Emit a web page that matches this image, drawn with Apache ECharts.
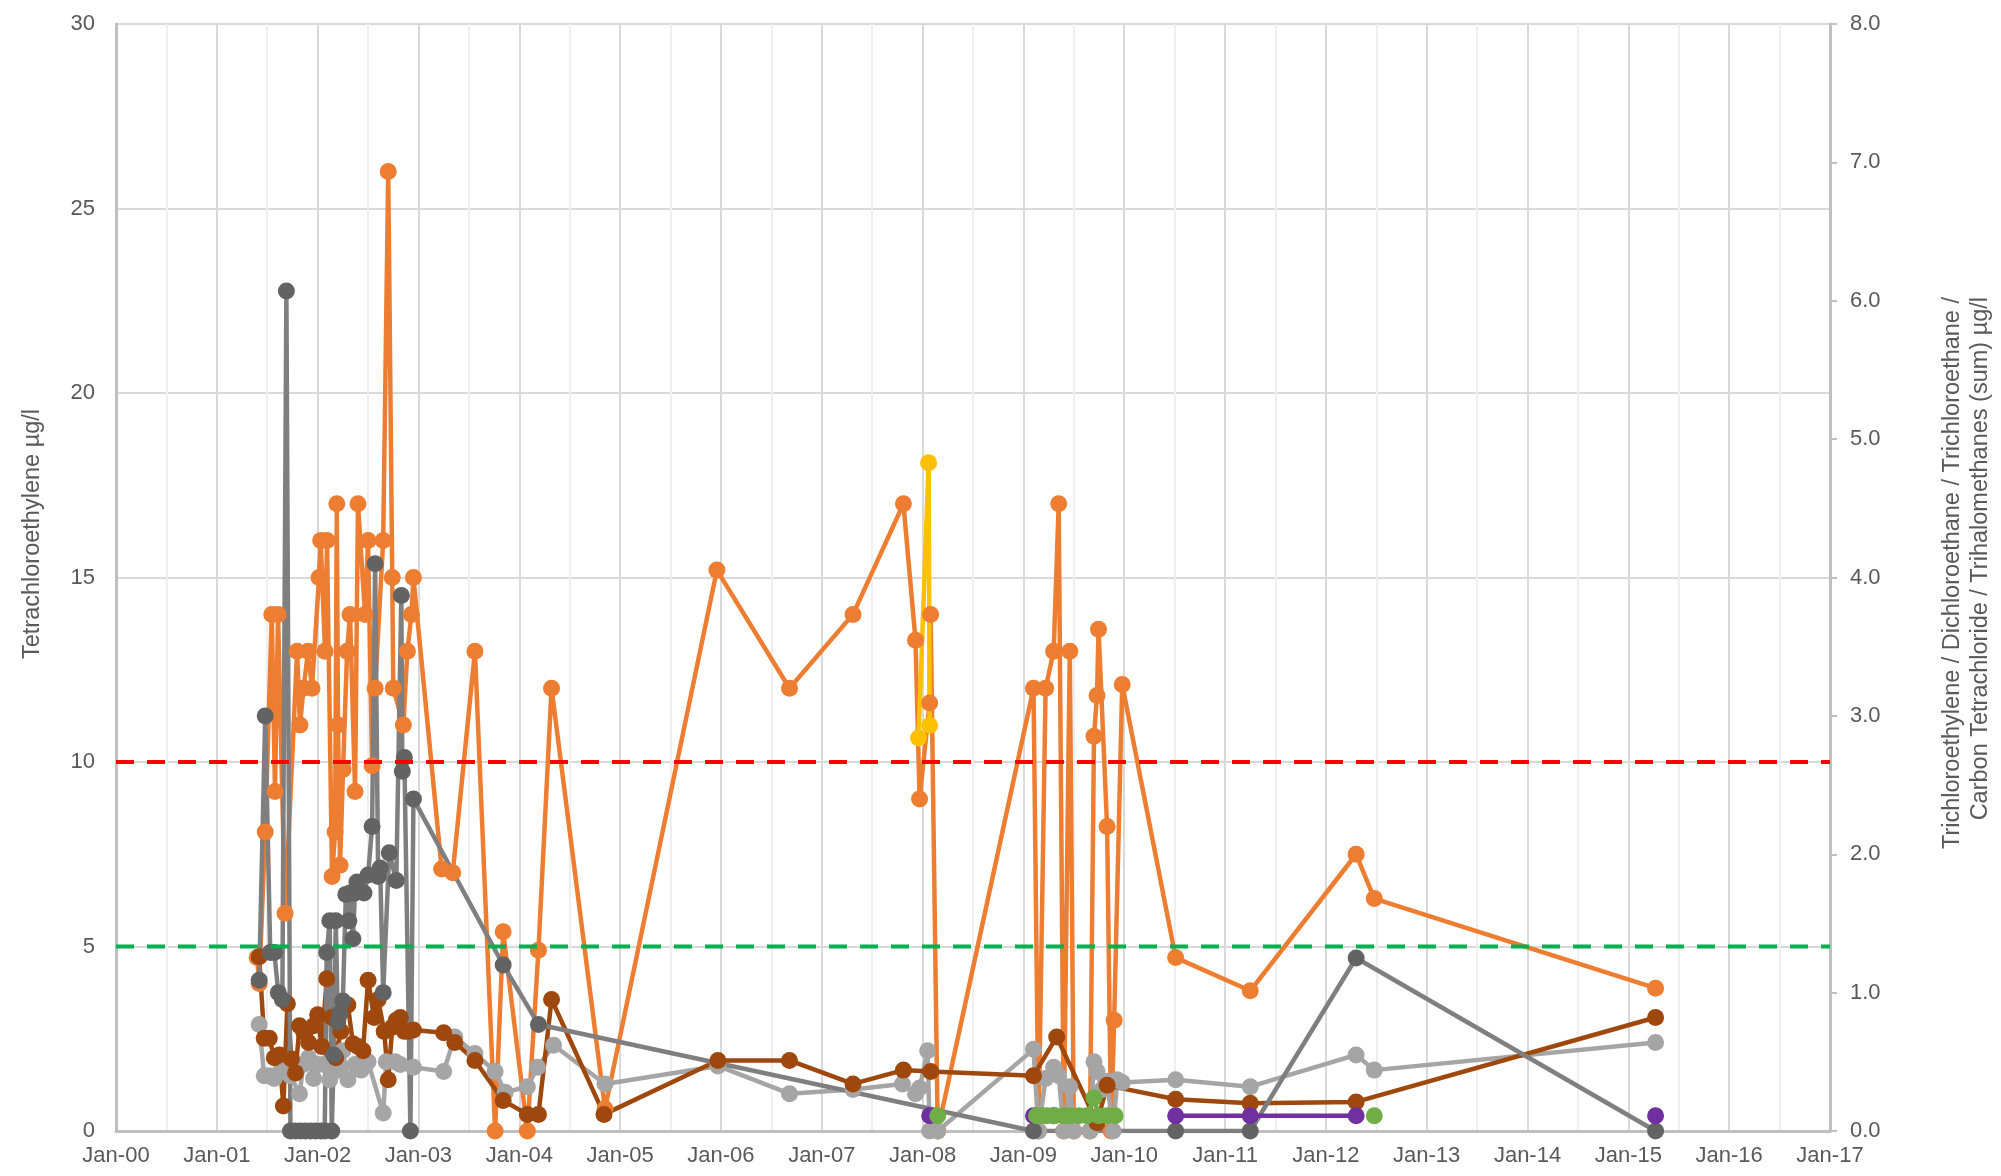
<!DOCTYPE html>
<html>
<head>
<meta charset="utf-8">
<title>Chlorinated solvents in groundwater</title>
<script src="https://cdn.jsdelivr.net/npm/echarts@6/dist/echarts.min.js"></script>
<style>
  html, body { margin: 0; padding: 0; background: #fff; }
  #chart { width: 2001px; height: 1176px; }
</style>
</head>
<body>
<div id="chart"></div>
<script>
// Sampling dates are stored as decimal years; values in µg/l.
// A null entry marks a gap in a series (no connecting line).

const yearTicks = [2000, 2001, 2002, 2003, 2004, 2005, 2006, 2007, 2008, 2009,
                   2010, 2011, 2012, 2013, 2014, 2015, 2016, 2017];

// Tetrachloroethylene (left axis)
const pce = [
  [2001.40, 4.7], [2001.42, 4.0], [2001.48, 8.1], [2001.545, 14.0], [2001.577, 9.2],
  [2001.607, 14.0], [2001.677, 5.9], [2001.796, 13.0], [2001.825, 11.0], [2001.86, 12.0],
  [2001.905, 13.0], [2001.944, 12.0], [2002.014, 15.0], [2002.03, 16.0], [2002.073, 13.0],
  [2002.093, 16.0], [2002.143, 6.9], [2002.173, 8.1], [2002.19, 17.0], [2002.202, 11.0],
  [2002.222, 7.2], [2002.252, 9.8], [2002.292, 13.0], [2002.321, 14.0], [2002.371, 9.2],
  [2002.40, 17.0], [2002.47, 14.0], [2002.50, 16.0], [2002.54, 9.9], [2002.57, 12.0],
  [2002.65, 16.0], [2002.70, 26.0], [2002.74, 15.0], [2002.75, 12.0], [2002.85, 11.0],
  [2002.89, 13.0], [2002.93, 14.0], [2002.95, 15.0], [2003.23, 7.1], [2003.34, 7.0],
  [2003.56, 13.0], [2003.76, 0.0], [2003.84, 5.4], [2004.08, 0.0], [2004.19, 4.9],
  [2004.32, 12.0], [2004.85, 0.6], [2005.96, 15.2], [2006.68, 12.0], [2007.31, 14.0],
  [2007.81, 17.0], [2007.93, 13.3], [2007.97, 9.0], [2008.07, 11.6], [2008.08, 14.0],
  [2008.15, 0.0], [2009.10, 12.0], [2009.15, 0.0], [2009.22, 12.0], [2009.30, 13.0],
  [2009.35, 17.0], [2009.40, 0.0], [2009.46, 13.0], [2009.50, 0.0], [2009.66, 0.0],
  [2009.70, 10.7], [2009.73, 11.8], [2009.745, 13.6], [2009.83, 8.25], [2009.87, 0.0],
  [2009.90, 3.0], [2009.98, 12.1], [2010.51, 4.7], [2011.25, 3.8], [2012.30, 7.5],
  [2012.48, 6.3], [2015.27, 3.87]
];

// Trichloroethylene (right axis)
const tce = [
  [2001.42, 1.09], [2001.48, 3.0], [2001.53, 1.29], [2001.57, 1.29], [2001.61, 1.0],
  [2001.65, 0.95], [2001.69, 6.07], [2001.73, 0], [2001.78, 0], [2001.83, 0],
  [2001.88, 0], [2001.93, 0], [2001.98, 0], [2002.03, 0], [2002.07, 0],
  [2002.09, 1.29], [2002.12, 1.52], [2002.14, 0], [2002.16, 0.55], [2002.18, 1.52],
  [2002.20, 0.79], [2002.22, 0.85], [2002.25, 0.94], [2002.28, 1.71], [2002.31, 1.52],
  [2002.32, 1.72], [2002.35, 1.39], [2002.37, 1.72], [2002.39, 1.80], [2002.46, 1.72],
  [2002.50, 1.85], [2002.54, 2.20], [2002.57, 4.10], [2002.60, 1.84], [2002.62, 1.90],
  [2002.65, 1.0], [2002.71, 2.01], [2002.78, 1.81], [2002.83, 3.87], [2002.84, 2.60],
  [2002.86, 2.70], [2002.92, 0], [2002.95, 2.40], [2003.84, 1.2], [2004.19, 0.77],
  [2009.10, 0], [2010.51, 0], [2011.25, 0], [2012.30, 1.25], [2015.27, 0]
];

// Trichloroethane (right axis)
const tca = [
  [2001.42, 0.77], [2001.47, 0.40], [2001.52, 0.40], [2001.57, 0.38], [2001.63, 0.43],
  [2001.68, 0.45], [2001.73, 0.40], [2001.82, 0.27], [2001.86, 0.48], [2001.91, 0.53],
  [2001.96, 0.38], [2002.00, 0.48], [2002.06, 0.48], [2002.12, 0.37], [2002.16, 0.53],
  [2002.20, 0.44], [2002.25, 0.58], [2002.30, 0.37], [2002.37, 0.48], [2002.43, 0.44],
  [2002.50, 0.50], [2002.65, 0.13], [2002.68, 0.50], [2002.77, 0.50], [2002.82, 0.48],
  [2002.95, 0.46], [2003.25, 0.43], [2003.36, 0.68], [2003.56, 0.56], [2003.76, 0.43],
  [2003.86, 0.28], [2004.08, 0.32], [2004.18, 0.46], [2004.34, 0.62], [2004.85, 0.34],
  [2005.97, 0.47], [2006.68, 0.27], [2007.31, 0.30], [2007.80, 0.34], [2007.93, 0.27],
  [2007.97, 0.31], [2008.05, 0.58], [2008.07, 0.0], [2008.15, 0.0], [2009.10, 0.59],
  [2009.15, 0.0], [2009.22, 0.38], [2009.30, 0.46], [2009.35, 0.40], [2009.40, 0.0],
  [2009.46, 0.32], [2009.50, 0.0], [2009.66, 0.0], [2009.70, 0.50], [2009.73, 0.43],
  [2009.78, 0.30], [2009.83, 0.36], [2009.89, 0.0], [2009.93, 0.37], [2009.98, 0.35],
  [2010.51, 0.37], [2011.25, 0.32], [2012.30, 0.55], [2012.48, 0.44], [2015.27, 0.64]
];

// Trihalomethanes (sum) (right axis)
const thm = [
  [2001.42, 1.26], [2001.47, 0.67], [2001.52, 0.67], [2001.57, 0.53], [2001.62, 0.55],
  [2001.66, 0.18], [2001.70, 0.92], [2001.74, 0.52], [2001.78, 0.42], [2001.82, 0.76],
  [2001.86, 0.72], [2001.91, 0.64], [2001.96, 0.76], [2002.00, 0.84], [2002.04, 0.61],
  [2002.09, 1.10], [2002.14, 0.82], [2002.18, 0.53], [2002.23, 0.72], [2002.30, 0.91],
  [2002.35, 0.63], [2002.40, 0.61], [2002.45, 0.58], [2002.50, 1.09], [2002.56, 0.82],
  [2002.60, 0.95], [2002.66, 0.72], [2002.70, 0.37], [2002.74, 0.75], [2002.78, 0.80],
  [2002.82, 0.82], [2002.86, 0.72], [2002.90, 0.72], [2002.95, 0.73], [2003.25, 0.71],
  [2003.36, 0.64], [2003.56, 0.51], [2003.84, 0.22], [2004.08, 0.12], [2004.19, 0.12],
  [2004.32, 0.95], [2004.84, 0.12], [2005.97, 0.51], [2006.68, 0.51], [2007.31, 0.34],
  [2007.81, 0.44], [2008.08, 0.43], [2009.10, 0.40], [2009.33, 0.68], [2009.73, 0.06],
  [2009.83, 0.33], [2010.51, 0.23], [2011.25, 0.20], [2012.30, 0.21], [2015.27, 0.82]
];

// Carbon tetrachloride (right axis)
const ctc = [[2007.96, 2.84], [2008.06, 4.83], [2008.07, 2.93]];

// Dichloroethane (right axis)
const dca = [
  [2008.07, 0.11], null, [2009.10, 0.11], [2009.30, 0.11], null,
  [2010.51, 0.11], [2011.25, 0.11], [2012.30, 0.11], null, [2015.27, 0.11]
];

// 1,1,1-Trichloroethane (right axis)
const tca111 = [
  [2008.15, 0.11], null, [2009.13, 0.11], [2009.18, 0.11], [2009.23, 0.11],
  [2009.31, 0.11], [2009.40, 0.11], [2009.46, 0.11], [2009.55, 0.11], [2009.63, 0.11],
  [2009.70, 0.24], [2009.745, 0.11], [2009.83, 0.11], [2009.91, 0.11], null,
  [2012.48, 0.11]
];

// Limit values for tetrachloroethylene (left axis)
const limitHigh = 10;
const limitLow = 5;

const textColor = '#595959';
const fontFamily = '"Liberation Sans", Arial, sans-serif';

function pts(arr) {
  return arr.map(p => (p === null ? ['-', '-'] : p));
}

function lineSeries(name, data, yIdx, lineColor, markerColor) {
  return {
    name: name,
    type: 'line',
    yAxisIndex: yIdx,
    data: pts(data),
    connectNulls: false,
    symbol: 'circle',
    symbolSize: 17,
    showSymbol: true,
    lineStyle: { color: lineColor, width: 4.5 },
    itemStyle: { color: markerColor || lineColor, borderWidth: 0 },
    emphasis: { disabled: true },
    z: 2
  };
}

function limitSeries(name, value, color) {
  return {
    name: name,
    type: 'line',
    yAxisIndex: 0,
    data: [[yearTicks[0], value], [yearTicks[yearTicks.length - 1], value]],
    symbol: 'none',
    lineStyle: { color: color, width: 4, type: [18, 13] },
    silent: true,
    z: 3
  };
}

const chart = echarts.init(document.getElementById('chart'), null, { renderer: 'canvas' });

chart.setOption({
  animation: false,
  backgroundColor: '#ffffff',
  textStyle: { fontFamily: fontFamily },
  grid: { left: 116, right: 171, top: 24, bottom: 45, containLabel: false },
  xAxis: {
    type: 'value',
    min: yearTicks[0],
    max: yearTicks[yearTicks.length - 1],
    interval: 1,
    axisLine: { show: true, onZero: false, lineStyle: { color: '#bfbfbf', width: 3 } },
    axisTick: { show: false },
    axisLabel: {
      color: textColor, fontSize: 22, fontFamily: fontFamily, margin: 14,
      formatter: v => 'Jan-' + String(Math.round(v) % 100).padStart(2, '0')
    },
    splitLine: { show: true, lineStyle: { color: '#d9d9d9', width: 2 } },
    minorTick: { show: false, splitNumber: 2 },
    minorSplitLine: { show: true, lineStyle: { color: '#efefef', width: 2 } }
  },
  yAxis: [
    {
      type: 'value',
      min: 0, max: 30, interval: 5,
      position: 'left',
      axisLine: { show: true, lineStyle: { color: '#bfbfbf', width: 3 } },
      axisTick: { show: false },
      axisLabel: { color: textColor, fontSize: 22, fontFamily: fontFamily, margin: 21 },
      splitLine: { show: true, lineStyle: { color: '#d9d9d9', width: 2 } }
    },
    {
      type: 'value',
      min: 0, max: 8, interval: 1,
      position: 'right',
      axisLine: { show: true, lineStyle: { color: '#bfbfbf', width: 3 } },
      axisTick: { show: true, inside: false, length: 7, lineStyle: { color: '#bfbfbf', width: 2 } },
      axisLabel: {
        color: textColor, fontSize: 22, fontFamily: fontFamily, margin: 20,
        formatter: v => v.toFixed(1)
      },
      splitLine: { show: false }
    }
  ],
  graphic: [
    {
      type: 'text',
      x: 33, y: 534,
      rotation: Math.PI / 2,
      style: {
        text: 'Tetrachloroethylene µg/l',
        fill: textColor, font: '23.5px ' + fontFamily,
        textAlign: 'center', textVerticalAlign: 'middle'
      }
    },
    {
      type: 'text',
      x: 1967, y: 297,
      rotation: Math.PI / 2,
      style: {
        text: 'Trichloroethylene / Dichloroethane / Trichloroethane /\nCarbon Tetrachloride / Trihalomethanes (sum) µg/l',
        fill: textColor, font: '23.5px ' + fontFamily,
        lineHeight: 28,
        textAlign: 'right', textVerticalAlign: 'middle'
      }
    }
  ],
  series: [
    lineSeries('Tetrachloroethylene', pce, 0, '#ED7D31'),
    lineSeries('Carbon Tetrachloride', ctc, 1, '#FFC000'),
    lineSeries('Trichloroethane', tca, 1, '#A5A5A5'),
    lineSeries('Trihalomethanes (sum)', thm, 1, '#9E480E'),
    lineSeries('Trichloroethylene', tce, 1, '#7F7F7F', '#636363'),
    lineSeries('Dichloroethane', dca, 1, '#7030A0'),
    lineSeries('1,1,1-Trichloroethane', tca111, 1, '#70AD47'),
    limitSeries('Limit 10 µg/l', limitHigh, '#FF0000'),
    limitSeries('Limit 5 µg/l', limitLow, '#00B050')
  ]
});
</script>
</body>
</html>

Aim of the task:
Starting at the first line of the material, output exactly the lines up to and including the one with "2010, 2011, 2012, 2013, 2014, 2015, 2016, 2017];". Do not include the pictures.

Full output:
Emit a web page that matches this image, drawn with Apache ECharts.
<!DOCTYPE html>
<html>
<head>
<meta charset="utf-8">
<title>Chlorinated solvents in groundwater</title>
<script src="https://cdn.jsdelivr.net/npm/echarts@6/dist/echarts.min.js"></script>
<style>
  html, body { margin: 0; padding: 0; background: #fff; }
  #chart { width: 2001px; height: 1176px; }
</style>
</head>
<body>
<div id="chart"></div>
<script>
// Sampling dates are stored as decimal years; values in µg/l.
// A null entry marks a gap in a series (no connecting line).

const yearTicks = [2000, 2001, 2002, 2003, 2004, 2005, 2006, 2007, 2008, 2009,
                   2010, 2011, 2012, 2013, 2014, 2015, 2016, 2017];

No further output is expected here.